Objective -
Write out all the entries word for word and omit any pictures.

Listing -
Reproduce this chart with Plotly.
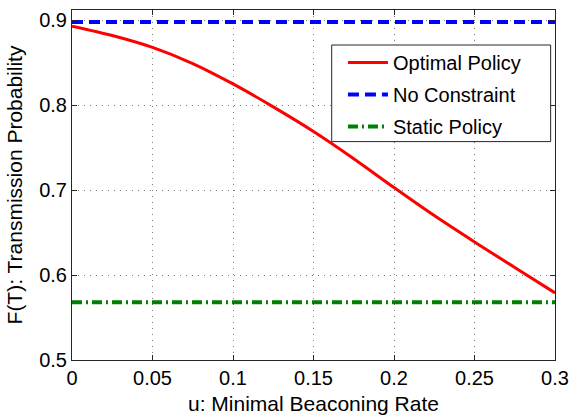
import plotly.graph_objects as go

# Minimal beaconing rate u and the resulting transmission probability F(T)
u_values = [0.0, 0.025, 0.05, 0.075, 0.1, 0.125, 0.15, 0.175, 0.2, 0.225, 0.25, 0.275, 0.3]
optimal_policy = [0.893, 0.882, 0.868, 0.849, 0.825, 0.798, 0.769, 0.737, 0.703, 0.670, 0.639, 0.609, 0.579]
no_constraint_level = 0.898
static_policy_level = 0.568

x_ticks = [0, 0.05, 0.1, 0.15, 0.2, 0.25, 0.3]
x_tick_text = ["0", "0.05", "0.1", "0.15", "0.2", "0.25", "0.3"]
y_ticks = [0.5, 0.6, 0.7, 0.8, 0.9]
y_tick_text = ["0.5", "0.6", "0.7", "0.8", "0.9"]

FONT = "Liberation Sans, Arial, Helvetica, sans-serif"

fig = go.Figure()
fig.add_trace(go.Scatter(
    x=u_values, y=optimal_policy, mode="lines", name="Optimal Policy",
    line=dict(color="#ff0000", width=3, shape="spline", smoothing=0.8), legendgroup="a",
))
fig.add_trace(go.Scatter(
    x=[u_values[0], u_values[-1]], y=[no_constraint_level] * 2, mode="lines",
    name="No Constraint", line=dict(color="#0000ff", width=4, dash="11px,6px"),
    legendgroup="b",
))
fig.add_trace(go.Scatter(
    x=[u_values[0], u_values[-1]], y=[static_policy_level] * 2, mode="lines",
    name="Static Policy", line=dict(color="#008000", width=4, dash="10px,4px,2px,4px"),
    legendgroup="c",
))

axis_common = dict(
    showline=True, linecolor="#262626", linewidth=1, mirror="ticks",
    ticks="inside", ticklen=5, tickcolor="#262626",
    showgrid=True, gridcolor="#7a7a7a", gridwidth=1, griddash="1px,5px",
    zeroline=False, automargin=False,
    tickfont=dict(family=FONT, size=20, color="black"),
)

fig.update_xaxes(
    range=[0, 0.3], tickvals=x_ticks, ticktext=x_tick_text,
    title=dict(text="u: Minimal Beaconing Rate", font=dict(family=FONT, size=21, color="black"), standoff=10),
    **axis_common,
)
fig.update_yaxes(
    range=[0.5, 0.912], tickvals=y_ticks, ticktext=y_tick_text,
    title=dict(text="F(T): Transmission Probability", font=dict(family=FONT, size=21, color="black"), standoff=10),
    **axis_common,
)

# White framed box behind the legend entries
fig.add_shape(
    type="rect", xref="paper", yref="paper",
    x0=0.5377, x1=0.991, y0=0.624, y1=0.9,
    fillcolor="white", line=dict(color="#262626", width=1), layer="above",
)

fig.update_layout(
    width=570, height=415,
    margin=dict(l=72, r=15, t=10, b=55),
    paper_bgcolor="white", plot_bgcolor="white",
    font=dict(family=FONT, size=20, color="black"),
    legend=dict(
        x=0.561, y=0.906, xanchor="left", yanchor="top",
        bgcolor="rgba(0,0,0,0)", borderwidth=0,
        font=dict(family=FONT, size=20, color="black"),
        tracegroupgap=3, itemwidth=40,
    ),
)

fig.write_html("out.html")
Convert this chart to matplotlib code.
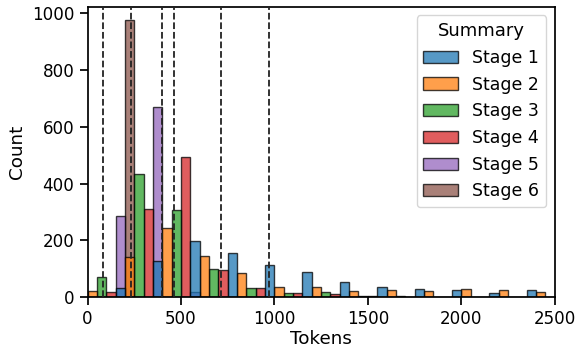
import matplotlib
matplotlib.use("Agg")
import matplotlib.pyplot as plt
import matplotlib.patches as mpatches
import numpy as np
import seaborn as sns

sns.set_theme(style="ticks", context="notebook", font_scale=1.1)
plt.rcParams['font.family'] = ['DejaVu Sans']
plt.rcParams.update({
    "text.color": "black",
    "axes.labelcolor": "black",
    "xtick.color": "black",
    "ytick.color": "black",
    "axes.edgecolor": "black",
})

# Histogram data: bins of width 200 starting at -50; each bin split into 4 slots
bin_start = -50
bin_width = 200
n_slots = 4
stages = ["Stage 1", "Stage 2", "Stage 3", "Stage 4", "Stage 5", "Stage 6"]
colors = ["#1f77b4", "#ff7f0e", "#2ca02c", "#d62728", "#9467bd", "#8c564b"]

stage1 = [0, 33, 128, 197, 154, 114, 88, 53, 34, 27, 25, 15, 24]
stage2 = [21, 142, 243, 144, 85, 37, 34, 21, 25, 20, 29, 24, 17]
stage3 = [72, 435, 306, 98, 31, 13, 18, 4, 2, 1, 1, 1, 0]
stage4 = [17, 310, 494, 94, 31, 13, 10, 3, 1, 0, 1, 0, 0]
stage5 = [0, 287, 669, 18, 0, 0, 0, 0, 0, 0, 0, 0, 0]
stage6 = [0, 975, 0, 0, 0, 0, 0, 0, 0, 0, 0, 0, 0]
counts = [stage1, stage2, stage3, stage4, stage5, stage6]

# Mean token counts (dashed lines)
means = [82, 232, 400, 461, 712, 971]

fig = plt.figure(figsize=(5.76, 3.49), dpi=100)
ax = fig.add_axes([0.152, 0.149, 0.811, 0.832])

sub_w = bin_width / n_slots
for i in reversed(range(len(stages))):
    c = np.array(counts[i])
    lefts = bin_start + bin_width * np.arange(len(c)) + (i % n_slots) * sub_w
    ax.bar(lefts, c, width=sub_w, align="edge", color=colors[i],
           edgecolor="black", linewidth=1.0, alpha=0.75)

for m in means:
    ax.axvline(m, color="#222222", linestyle="--", linewidth=1.3, zorder=3)

ax.set_xlim(0, 2500)
ax.set_ylim(0, None)
ax.set_xticks([0, 500, 1000, 1500, 2000, 2500])
ax.set_yticks([0, 200, 400, 600, 800, 1000])
ax.set_xlabel("Tokens", labelpad=1.5)
ax.set_ylabel("Count")

handles = [mpatches.Patch(facecolor=colors[i], edgecolor="black", linewidth=1.0,
                          alpha=0.75, label=stages[i]) for i in range(len(stages))]
ax.legend(handles=handles, title="Summary", loc="upper right",
          fontsize=12.5, title_fontsize=13)

fig.savefig("out.png", dpi=100)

Complete output -
Reproduce this chart with Plotly.
import plotly.graph_objects as go

# Minimal beaconing rate u and the resulting transmission probability F(T)
u_values = [0.0, 0.025, 0.05, 0.075, 0.1, 0.125, 0.15, 0.175, 0.2, 0.225, 0.25, 0.275, 0.3]
optimal_policy = [0.893, 0.882, 0.868, 0.849, 0.825, 0.798, 0.769, 0.737, 0.703, 0.670, 0.639, 0.609, 0.579]
no_constraint_level = 0.898
static_policy_level = 0.568

x_ticks = [0, 0.05, 0.1, 0.15, 0.2, 0.25, 0.3]
x_tick_text = ["0", "0.05", "0.1", "0.15", "0.2", "0.25", "0.3"]
y_ticks = [0.5, 0.6, 0.7, 0.8, 0.9]
y_tick_text = ["0.5", "0.6", "0.7", "0.8", "0.9"]

FONT = "Liberation Sans, Arial, Helvetica, sans-serif"

fig = go.Figure()
fig.add_trace(go.Scatter(
    x=u_values, y=optimal_policy, mode="lines", name="Optimal Policy",
    line=dict(color="#ff0000", width=3, shape="spline", smoothing=0.8), legendgroup="a",
))
fig.add_trace(go.Scatter(
    x=[u_values[0], u_values[-1]], y=[no_constraint_level] * 2, mode="lines",
    name="No Constraint", line=dict(color="#0000ff", width=4, dash="11px,6px"),
    legendgroup="b",
))
fig.add_trace(go.Scatter(
    x=[u_values[0], u_values[-1]], y=[static_policy_level] * 2, mode="lines",
    name="Static Policy", line=dict(color="#008000", width=4, dash="10px,4px,2px,4px"),
    legendgroup="c",
))

axis_common = dict(
    showline=True, linecolor="#262626", linewidth=1, mirror="ticks",
    ticks="inside", ticklen=5, tickcolor="#262626",
    showgrid=True, gridcolor="#7a7a7a", gridwidth=1, griddash="1px,5px",
    zeroline=False, automargin=False,
    tickfont=dict(family=FONT, size=20, color="black"),
)

fig.update_xaxes(
    range=[0, 0.3], tickvals=x_ticks, ticktext=x_tick_text,
    title=dict(text="u: Minimal Beaconing Rate", font=dict(family=FONT, size=21, color="black"), standoff=10),
    **axis_common,
)
fig.update_yaxes(
    range=[0.5, 0.912], tickvals=y_ticks, ticktext=y_tick_text,
    title=dict(text="F(T): Transmission Probability", font=dict(family=FONT, size=21, color="black"), standoff=10),
    **axis_common,
)

# White framed box behind the legend entries
fig.add_shape(
    type="rect", xref="paper", yref="paper",
    x0=0.5377, x1=0.991, y0=0.624, y1=0.9,
    fillcolor="white", line=dict(color="#262626", width=1), layer="above",
)

fig.update_layout(
    width=570, height=415,
    margin=dict(l=72, r=15, t=10, b=55),
    paper_bgcolor="white", plot_bgcolor="white",
    font=dict(family=FONT, size=20, color="black"),
    legend=dict(
        x=0.561, y=0.906, xanchor="left", yanchor="top",
        bgcolor="rgba(0,0,0,0)", borderwidth=0,
        font=dict(family=FONT, size=20, color="black"),
        tracegroupgap=3, itemwidth=40,
    ),
)

fig.write_html("out.html")
Convert this chart to matplotlib code.
import matplotlib
matplotlib.use("Agg")
import matplotlib.pyplot as plt
import matplotlib.patches as mpatches
import numpy as np
import seaborn as sns

sns.set_theme(style="ticks", context="notebook", font_scale=1.1)
plt.rcParams['font.family'] = ['DejaVu Sans']
plt.rcParams.update({
    "text.color": "black",
    "axes.labelcolor": "black",
    "xtick.color": "black",
    "ytick.color": "black",
    "axes.edgecolor": "black",
})

# Histogram data: bins of width 200 starting at -50; each bin split into 4 slots
bin_start = -50
bin_width = 200
n_slots = 4
stages = ["Stage 1", "Stage 2", "Stage 3", "Stage 4", "Stage 5", "Stage 6"]
colors = ["#1f77b4", "#ff7f0e", "#2ca02c", "#d62728", "#9467bd", "#8c564b"]

stage1 = [0, 33, 128, 197, 154, 114, 88, 53, 34, 27, 25, 15, 24]
stage2 = [21, 142, 243, 144, 85, 37, 34, 21, 25, 20, 29, 24, 17]
stage3 = [72, 435, 306, 98, 31, 13, 18, 4, 2, 1, 1, 1, 0]
stage4 = [17, 310, 494, 94, 31, 13, 10, 3, 1, 0, 1, 0, 0]
stage5 = [0, 287, 669, 18, 0, 0, 0, 0, 0, 0, 0, 0, 0]
stage6 = [0, 975, 0, 0, 0, 0, 0, 0, 0, 0, 0, 0, 0]
counts = [stage1, stage2, stage3, stage4, stage5, stage6]

# Mean token counts (dashed lines)
means = [82, 232, 400, 461, 712, 971]

fig = plt.figure(figsize=(5.76, 3.49), dpi=100)
ax = fig.add_axes([0.152, 0.149, 0.811, 0.832])

sub_w = bin_width / n_slots
for i in reversed(range(len(stages))):
    c = np.array(counts[i])
    lefts = bin_start + bin_width * np.arange(len(c)) + (i % n_slots) * sub_w
    ax.bar(lefts, c, width=sub_w, align="edge", color=colors[i],
           edgecolor="black", linewidth=1.0, alpha=0.75)

for m in means:
    ax.axvline(m, color="#222222", linestyle="--", linewidth=1.3, zorder=3)

ax.set_xlim(0, 2500)
ax.set_ylim(0, None)
ax.set_xticks([0, 500, 1000, 1500, 2000, 2500])
ax.set_yticks([0, 200, 400, 600, 800, 1000])
ax.set_xlabel("Tokens", labelpad=1.5)
ax.set_ylabel("Count")

handles = [mpatches.Patch(facecolor=colors[i], edgecolor="black", linewidth=1.0,
                          alpha=0.75, label=stages[i]) for i in range(len(stages))]
ax.legend(handles=handles, title="Summary", loc="upper right",
          fontsize=12.5, title_fontsize=13)

fig.savefig("out.png", dpi=100)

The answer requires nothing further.